The new behavior choices are for scaled throughput mode SMT2(vpm_throughput_mode=2) and scaled throughput mode SMT4(vpm_throughput_mode=4). These new options allow for the workload to be spread across 2 or 4 SMT threads, accordingly.The throughput modes determine the desired level of SMT exploitation on each virtual processor core before unfolding another core.
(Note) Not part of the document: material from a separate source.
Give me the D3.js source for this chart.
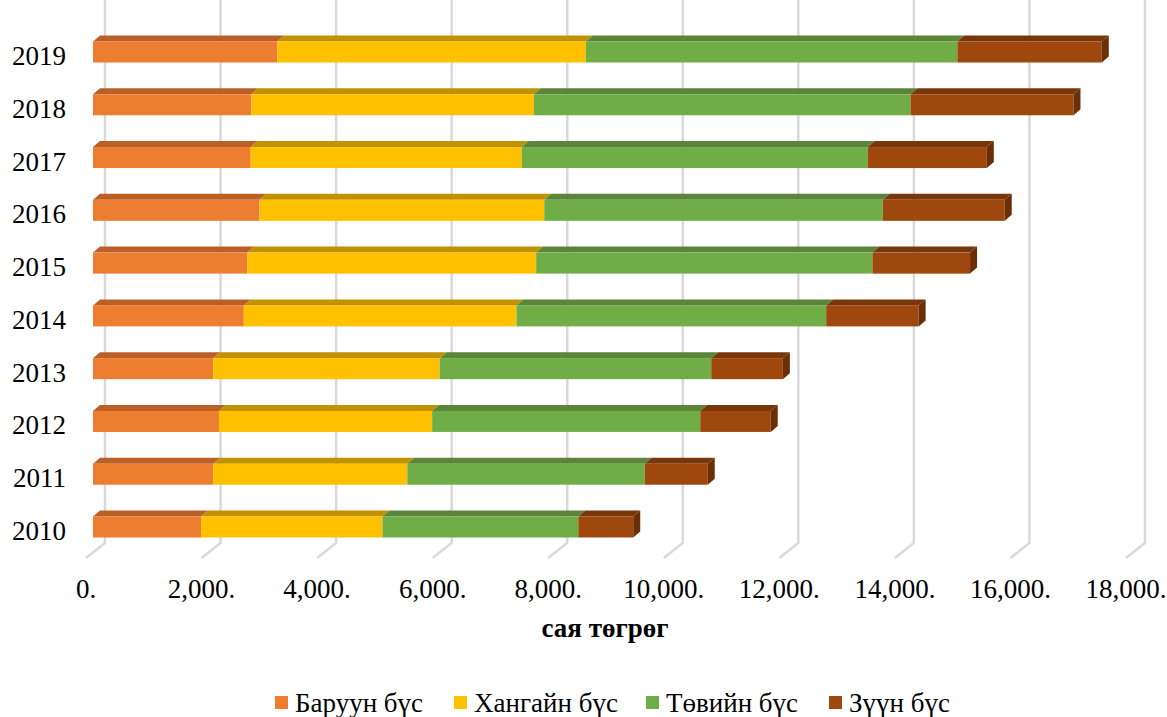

A higher value will result in fewer cores being unfolded for a given workload.

The AIX scheduler is optimized to provide best raw application throughput on POWER7 / POWER7+. Modifying the AIX dispatching behavior to run in scaled throughput mode will have a performance impact that varies based on the application.

There is a correlation between the aggressiveness of the scaled throughput mode and the potential impact on performance;a higher value increases the probability of lowering application throughput and increasing application response times.

The scaled throughput modes; however,can have a positive impact on the overall system performance by allowing those partitions using the feature to utilize less CPU (unfolding fewer virtual processors), and thus reducing the overall demand on the shared processing pool in a over provisioned virtualized environment.

The tune-able is dynamic and does not require a reboot; which simplifies the ability to revert the setting if it does not result in the desired behavior. It is recommended that any experimentation of the tune-able be done on non critical partitions such as development or test before being considered for production environments. For example, a critical database SPLPAR would benefit most from running in the default raw throughput mode, utilizing more cores even in a highly contended situation to achieve the best performance; however, the development and test SPLPARs can sacrifice by running in a scaled throughput mode, and thus utilizing fewer virtual processors by leveraging more SMT threads per core.. However when a LPAR utilization reaches maximum level, AIX dispatcher would use all the SMT4 threads of all the virtual processors irrespective of the mode settings.